Tesla saw its sales volumes fall 9% in the three months to end March to 386,810 vehicles as competition in EVs grew and demand slowed.  Despite the decline it reclaimed its position as the biggest supplier of electric vehicles, ahead of BYD.

More than £20bn was wiped off the value after it reported the first fall in car sales for four years. Its share price fell 4.9% on the day and are down by a third (33%) in 2024.

Tesla said the decline in volumes was partially due to the early phase of the production ramp of the updated Model 3 at its Fremont factory and factory shutdowns resulting from shipping diversions caused by the Red Sea conflict and an arson attack at its Gigafactory in Berlin.

The jury is out on Tesla. In November Steve Young, of ICDP said: “Depending on where you get your news from, the outlook for Tesla is anywhere on a spectrum from “the glory days are over” to “the only manufacturer who will survive the Chinese is Tesla. As is often the case, the truth is probably somewhere in the middle.”

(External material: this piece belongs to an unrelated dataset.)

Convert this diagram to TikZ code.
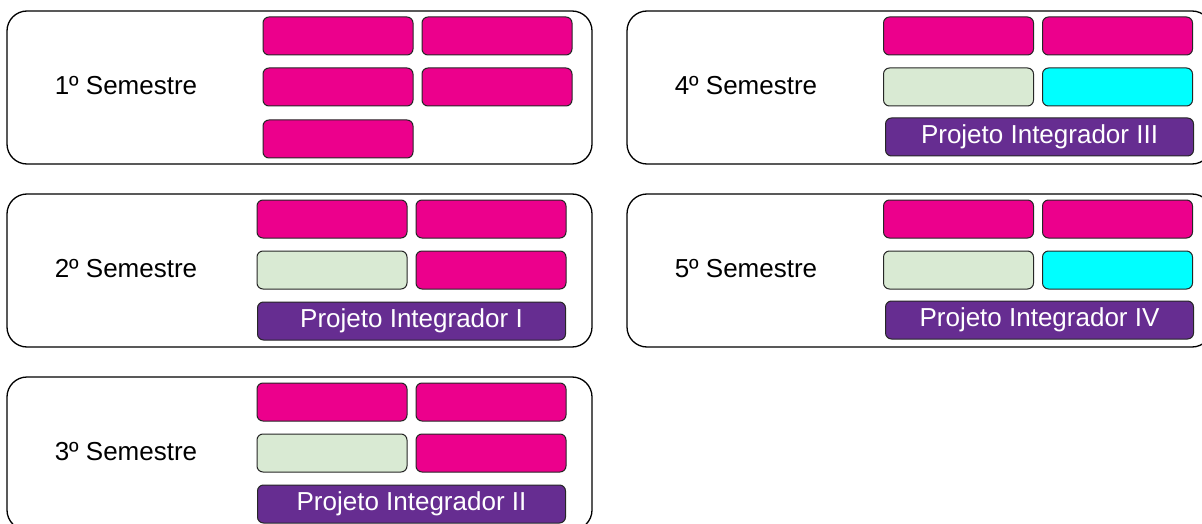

Young continued: “Over the last couple years, there are suggestions that things have become much tougher for Tesla.

“In the face of more competition…Tesla cut prices across the board on multiple occasions, interspersed with some increases, but sales volumes have not shot up in line, and the cash generated by the business net of investment fell by 75% year on year to the third quarter.”